Although there has been scepticism that low-cost operators who use widebodies are able to manage their costs well, AirAsia X has proven otherwise. The key to success in the long-haul business, Azran says, is to maintain high aircraft utilisation and load factors to bring costs down.

He shared that the airline's unit cost per ASK is 3.7 cents, much lower than the 9 cents that legacy carriers typically operate at. AirAsia X utilises its aircraft for about 16.5h daily, and last year, its load factor stood at 84%.

It is also important to get the carrier's operating model right, and concentrate on penetrating its few chosen markets, rather than "grab as many countries and stretching yourself too thin".

This is why in early 2012, AirAsia X suspended services to Paris, London, Mumbai, New Delhi and Christchurch because of rising fuel costs and to improve operating efficiency. It was also using some of its fuel-hungry Airbus A340s on those long-haul routes, which proved to be inefficient.
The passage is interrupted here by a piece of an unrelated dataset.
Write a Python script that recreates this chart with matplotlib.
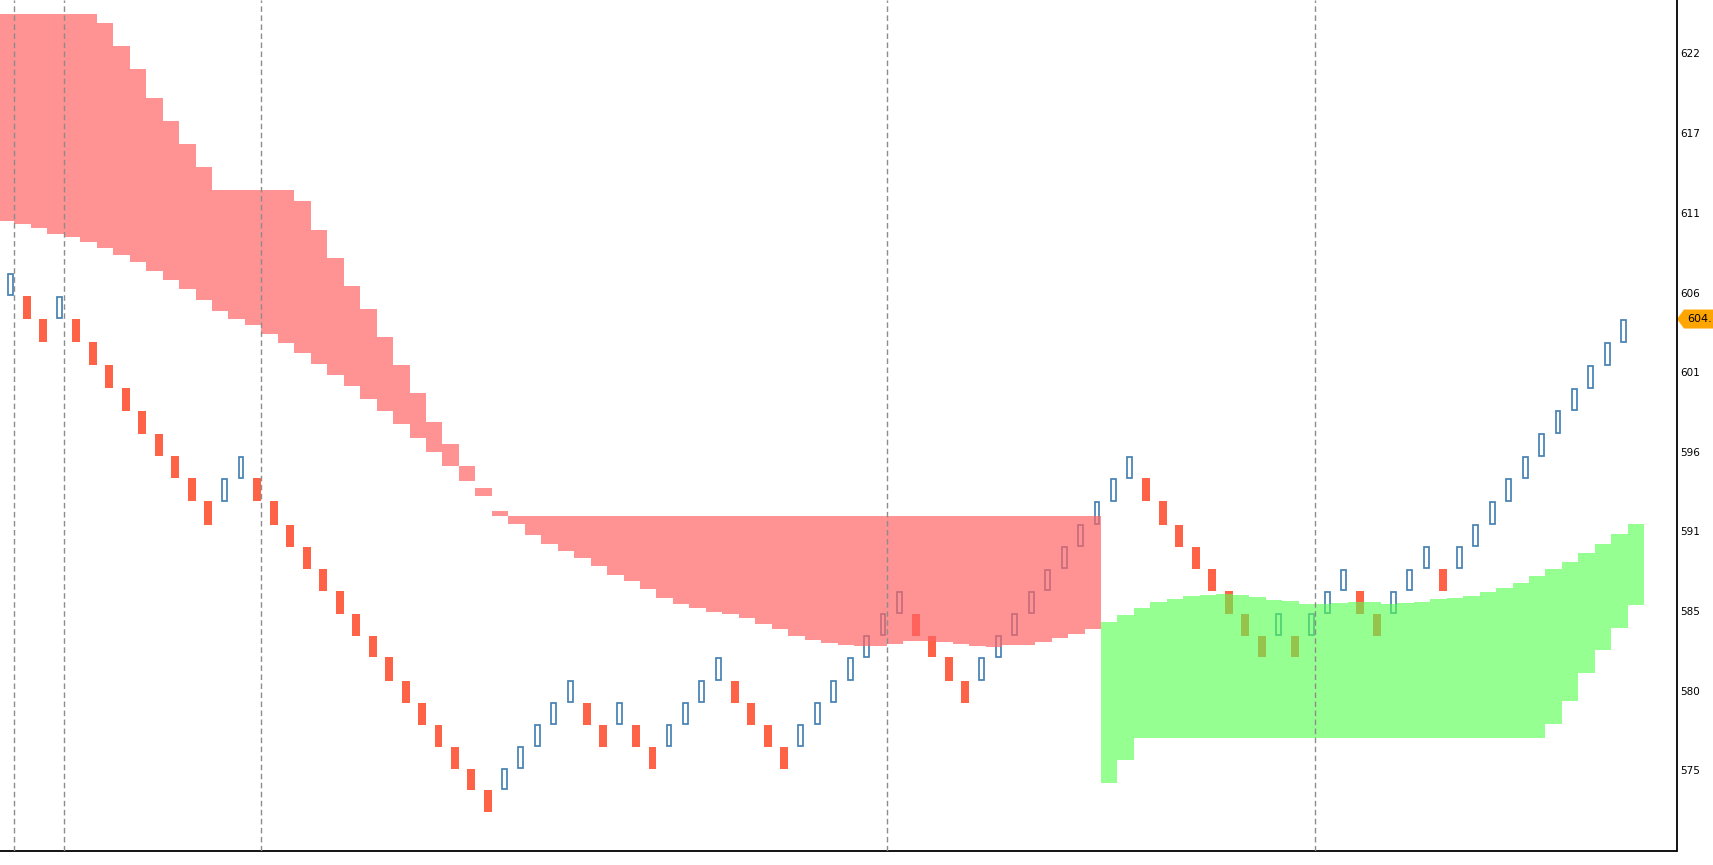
import matplotlib
matplotlib.use("Agg")
import matplotlib.pyplot as plt
import numpy as np
from matplotlib.patches import Polygon
from matplotlib.transforms import blended_transform_factory

# renko grid: price of each brick boundary, level 0 (lowest) .. 24
LEVEL_PRICES = [571.79, 573.28, 574.67, 576.13, 577.59, 579.05, 580.51, 582.05, 583.49, 584.95,
                586.45, 587.92, 589.39, 590.86, 592.40, 593.92, 595.39, 596.90, 598.43, 599.90,
                601.43, 602.95, 604.50, 606.03, 607.53]

# bottom level of each brick and its direction (u = up, d = down)
LEVELS = [23, 22, 21, 22, 21, 20, 19, 18, 17, 16, 15, 14, 13, 14, 15, 14, 13, 12, 11, 10,
          9, 8, 7, 6, 5, 4, 3, 2, 1, 0, 1, 2, 3, 4, 5, 4, 3, 4, 3, 2,
          3, 4, 5, 6, 5, 4, 3, 2, 3, 4, 5, 6, 7, 8, 9, 8, 7, 6, 5, 6,
          7, 8, 9, 10, 11, 12, 13, 14, 15, 14, 13, 12, 11, 10, 9, 8, 7, 8, 7, 8,
          9, 10, 9, 8, 9, 10, 11, 10, 11, 12, 13, 14, 15, 16, 17, 18, 19, 20, 21]
DIRS = ("uddu" "ddddddddd" "uu" "ddddddddddddddd" "uuuuu" "dd" "u" "dd" "uuuu" "dddd"
        "uuuuuuu" "dddd" "uuuuuuuuuu" "dddddddd" "u" "d" "uuu" "dd" "uuu" "d" "uuuuuuuuuuu")

# bearish cloud, one value per brick column 0..66
RED_TOP = [624.74, 624.74, 624.74, 624.74, 624.74, 624.74, 624.14, 622.62, 621.09, 619.17,
           617.64, 616.11, 614.59, 613.06, 613.06, 613.06, 613.06, 613.06, 612.33, 610.41,
           608.55, 606.69, 605.16, 603.31, 601.45, 599.59, 597.67, 596.21, 594.75, 593.29,
           591.76, 591.43, 591.43, 591.43, 591.43, 591.43, 591.43, 591.43, 591.43, 591.43,
           591.43, 591.43, 591.43, 591.43, 591.43, 591.43, 591.43, 591.43, 591.43, 591.43,
           591.43, 591.43, 591.43, 591.43, 591.43, 591.43, 591.43, 591.43, 591.43, 591.43,
           591.43, 591.43, 591.43, 591.43, 591.43, 591.43, 591.43]
RED_BOT = [611.00, 610.80, 610.54, 610.16, 609.94, 609.61, 609.21, 608.75, 608.28, 607.69,
           607.09, 606.49, 605.76, 605.03, 604.50, 604.10, 603.51, 602.91, 602.24, 601.51,
           600.78, 600.05, 599.19, 598.40, 597.53, 596.60, 595.68, 594.75, 593.75, 592.76,
           591.43, 590.90, 590.17, 589.57, 589.11, 588.64, 588.11, 587.51, 587.12, 586.58,
           585.99, 585.59, 585.32, 585.06, 584.93, 584.66, 584.26, 583.93, 583.47, 583.20,
           583.00, 582.87, 582.80, 582.80, 582.93, 583.13, 583.13, 583.07, 582.93, 582.80,
           582.76, 582.85, 582.89, 583.07, 583.33, 583.60, 583.93]
RED_START = 0

# bullish cloud, columns 67..99
GREEN_TOP = [584.39, 584.86, 585.32, 585.72, 585.92, 586.12, 586.19, 586.27, 586.19, 586.05,
             585.85, 585.79, 585.59, 585.59, 585.66, 585.72, 585.72, 585.59, 585.66, 585.72,
             585.92, 585.99, 586.12, 586.38, 586.65, 586.98, 587.45, 587.91, 588.38, 588.97,
             589.57, 590.23, 590.90]
GREEN_BOT = [573.73, 575.26, 576.70, 576.70, 576.70, 576.70, 576.70, 576.70, 576.70, 576.70,
             576.70, 576.70, 576.70, 576.70, 576.70, 576.70, 576.70, 576.70, 576.70, 576.70,
             576.70, 576.70, 576.70, 576.70, 576.70, 576.70, 576.70, 577.63, 579.15, 581.01,
             582.54, 584.00, 585.52]
GREEN_START = 67

# session breaks (brick column after which the line is drawn)
BREAKS = [0, 3, 15, 53, 79]

YTICKS = [574.56, 579.84, 585.12, 590.41, 595.70, 600.98, 606.26, 611.55, 616.83, 622.12]
YTICK_LABELS = ["575", "580", "585", "591", "596", "601", "606", "611", "617", "622"]
LAST_LABEL = "604."

W, H = 1713, 865
fig = plt.figure(figsize=(W / 100, H / 100), dpi=100)
ax = fig.add_axes([0, 14 / H, 1676.5 / W, 1 - 14 / H])

x = np.arange(len(LEVELS))
lv = np.array(LEVELS)
edges = np.array(LEVEL_PRICES)
lo, hi = edges[lv], edges[lv + 1]
up = np.array([d == "u" for d in DIRS])

ax.bar(x[~up], (hi - lo)[~up], bottom=lo[~up], width=0.48,
       color="#FF6347", linewidth=0, zorder=1)
ax.bar(x[up], (hi - lo)[up] - 0.1, bottom=lo[up] + 0.05, width=0.3,
       fill=False, edgecolor="#4682B4", linewidth=1.25, zorder=1)


def cloud(top, bot, start, color, alpha):
    xs = np.arange(start, start + len(top) + 1) - 0.76
    ax.fill_between(xs, np.append(bot, bot[-1]), np.append(top, top[-1]),
                    step="post", color=color, alpha=alpha, linewidth=0, zorder=2)


cloud(RED_TOP, RED_BOT, RED_START, "#FF6464", 0.7)
cloud(GREEN_TOP, GREEN_BOT, GREEN_START, "#55FF50", 0.62)

for b in BREAKS:
    ax.axvline(b + 0.22, color="#8c8c8c", linewidth=1.0, linestyle=(0, (4, 2.5)), zorder=3)

ax.set_xlim(-0.638, 101.2)
ax.set_ylim(569.2, 625.67)
ax.set_xticks([])
ax.yaxis.tick_right()
ax.set_yticks(YTICKS)
ax.set_yticklabels(YTICK_LABELS, fontsize=7.5, family="DejaVu Sans")
ax.tick_params(axis="y", length=0, pad=3)
for s in ("left", "top"):
    ax.spines[s].set_visible(False)
for s in ("right", "bottom"):
    ax.spines[s].set_color("black")
    ax.spines[s].set_linewidth(1.3)

# last price tag
last = LEVEL_PRICES[LEVELS[-1] + 1]
half = 9.5 / 15.07
tr = blended_transform_factory(fig.transFigure, ax.transData)
tag = Polygon([(1677 / W, last), (1684 / W, last + half), (1.0, last + half),
               (1.0, last - half), (1684 / W, last - half)], closed=True,
              transform=tr, facecolor="#FFA500", edgecolor="none", clip_on=False)
ax.add_patch(tag)
ax.text(1687 / W, last, LAST_LABEL, transform=tr, va="center", ha="left",
        fontsize=8, family="DejaVu Sans", clip_on=False)

fig.savefig("out.png", dpi=100)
"Once you get the right ingredients, it's just like a short-haul LCC. If you have market leadership, it's virtually insurmountable," says Azran.

He adds that the Malaysia-based carrier has yet to experience much of an impact from Scoot's entry because since they are based in different cities, there is a "marginal overlap" on routes. Cebu Pacific's upcoming entrance into the long-haul market will pose "even less overlap" since their niche is in the Philippine worker traffic.

Having completed its listing on Bursa Malaysia, AirAsia X's strategy is to replicate AirAsia's business model and set up joint ventures across the region. It has identified Thailand as its first base outside of Malaysia.